Matilda McCrear is a yoruba woman who is known as the last known living survivor in the United States of the transatlantic slave trade and the ship Clotilda.
Born around 1857 in the Yoruba region of present-day southwestern Nigeria, McCrear, along with her mother and older sister, were captured by the troops of the West African kingdom of Dahomey when she was only two years old. Separated from their homeland, they were thrust into the brutal machinery of the transatlantic slave trade, destined for a fate unknown.
Their journey led them to the infamous slave port of Ouidah, in present-day Benin—a gateway to a harrowing voyage across the Atlantic. It was here that they encountered the Clotilda, a ship infamous for its defiance of the 1807 Act Prohibiting Importation of Slaves. Under the command of Captain William Foster, the Clotilda, loaded 110 enslaved Africans including the young Matilda McCrear, and embarked on its illicit journey, to the shores of Mobile Bay, Alabama.
Arriving in the autumn of 1859 or on July 9, 1860, McCrear was thrust into the heart of America’s slave economy, sold once again and enslaved on the plantation of the Creagh family in Alabama where her owner renamed her Matilda Creagh.

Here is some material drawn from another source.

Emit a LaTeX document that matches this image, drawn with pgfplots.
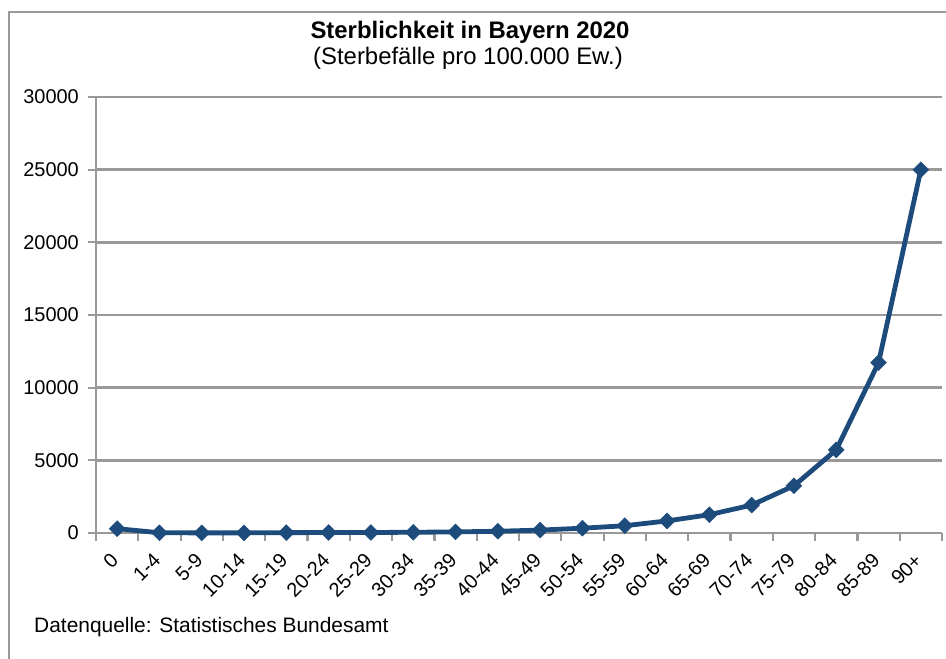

Following the abolition of slavery in 1865, Creagh, later known as McCrear, persisted in laboring as a sharecropper on a plantation owned by her former master in Alabama alongside her relatives. They were permitted to cultivate small plots of land, and rather than paying rent in cash, they were obligated to provide a portion of the crop yield, referred to as shares, to their former masters.

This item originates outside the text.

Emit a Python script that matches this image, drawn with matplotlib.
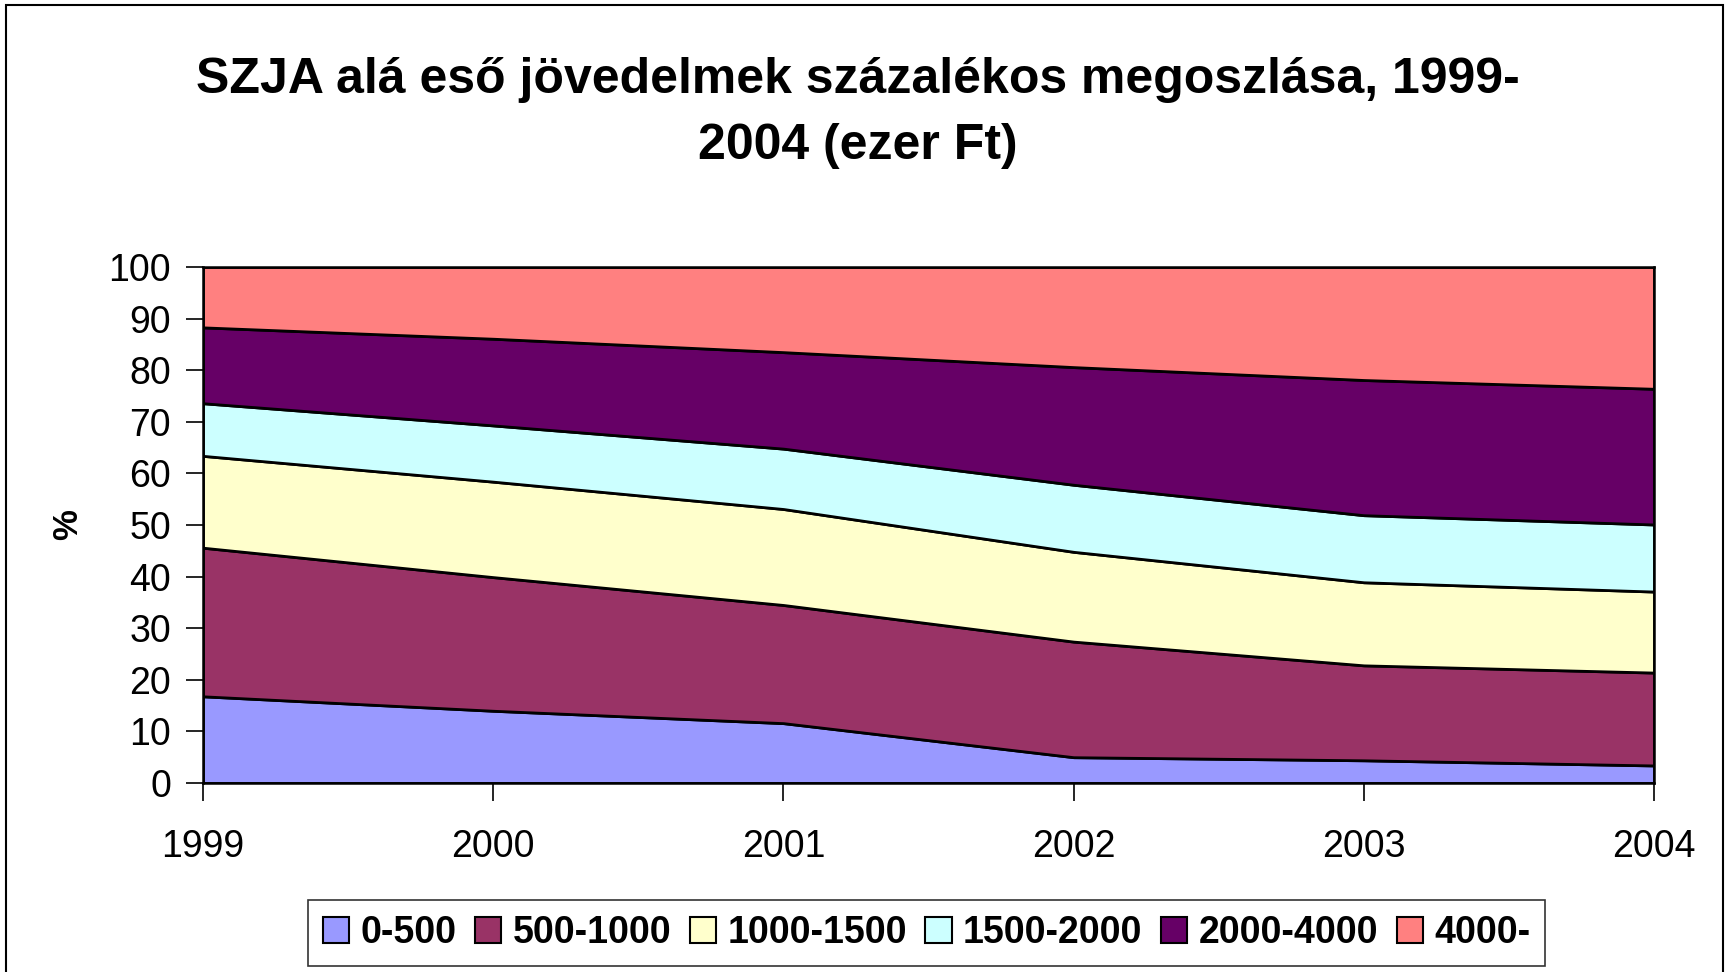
import matplotlib
matplotlib.use("Agg")
import matplotlib.pyplot as plt
import matplotlib.patches as mpatches
import numpy as np

plt.rcParams["font.family"] = ["Liberation Sans", "DejaVu Sans"]

years = [1999, 2000, 2001, 2002, 2003, 2004]
categories = ["0-500", "500-1000", "1000-1500", "1500-2000", "2000-4000", "4000-"]
s_0_500 = [16.8, 14.0, 11.6, 5.0, 4.4, 3.4]
s_500_1000 = [28.8, 25.9, 22.9, 22.4, 18.4, 18.0]
s_1000_1500 = [17.8, 18.5, 18.6, 17.4, 16.1, 15.7]
s_1500_2000 = [10.2, 10.9, 11.7, 13.0, 13.0, 13.0]
s_2000_4000 = [14.7, 16.8, 18.7, 22.8, 26.2, 26.3]
s_4000 = [11.7, 13.9, 16.5, 19.4, 21.9, 23.6]
colors = ["#9999FF", "#993366", "#FFFFCC", "#CCFFFF", "#660066", "#FF8080"]


def main() -> None:
    fig = plt.figure(figsize=(17.32, 9.72), dpi=100)
    ax = fig.add_axes([203 / 1732, 189 / 972, 1451 / 1732, 516 / 972])

    series = [s_0_500, s_500_1000, s_1000_1500, s_1500_2000, s_2000_4000, s_4000]
    ax.stackplot(years, series, colors=colors, labels=categories,
                 edgecolor="black", linewidth=2)

    ax.set_xlim(years[0], years[-1])
    ax.set_ylim(0, 100)
    ax.set_xticks(years)
    ax.set_yticks(np.arange(0, 101, 10))
    ax.tick_params(axis="y", labelsize=27, length=12, width=1.2, pad=11)
    ax.tick_params(axis="x", labelsize=27, length=13, width=1.2, pad=20)
    for sp in ax.spines.values():
        sp.set_linewidth(1.8)
        sp.set_color("black")

    fig.text(68 / 1732, 1 - 525 / 972, "%", rotation=90, fontsize=25,
             fontweight="bold", ha="center", va="center")

    fig.text(858 / 1732, 1 - 113 / 972,
             "SZJA alá eső jövedelmek százalékos megoszlása, 1999-\n2004 (ezer Ft)",
             fontsize=36, fontweight="bold", ha="center", va="center",
             linespacing=1.58)

    handles = [mpatches.Patch(facecolor=c, edgecolor="black", linewidth=1.5)
               for c in colors]
    leg = fig.legend(handles, categories, loc="center", ncol=6,
                     bbox_to_anchor=(926.5 / 1732, 1 - 933 / 972),
                     prop={"size": 27, "weight": "bold"},
                     frameon=True, fancybox=False, edgecolor="black",
                     handlelength=0.7, handleheight=0.7, handletextpad=0.3,
                     columnspacing=0.5, borderpad=0.4, borderaxespad=0)
    leg.get_frame().set_linewidth(1.2)

    border = mpatches.Rectangle((6 / 1732, -0.02), 1717 / 1732, 1.02 - 5 / 972,
                                transform=fig.transFigure, fill=False,
                                edgecolor="black", linewidth=1.5)
    fig.patches.append(border)

    fig.savefig("out.png", dpi=100)
    plt.close(fig)


if __name__ == "__main__":
    main()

Despite enduring trials, McCrear discovered love and motherhood, giving birth to 14 children with a white German-born man.
McCrear survived slavery and the imposition of Jim Crow laws during the post-Reconstruction era of disenfranchisement, and lived into the Great Depression.
In her seventies, she made a legal claim for compensation for her enslavement which was dismissed. She died in Selma, Dallas County, Alabama, aged 83. Her passing marked the end of an era, the last living link to a dark chapter in human history.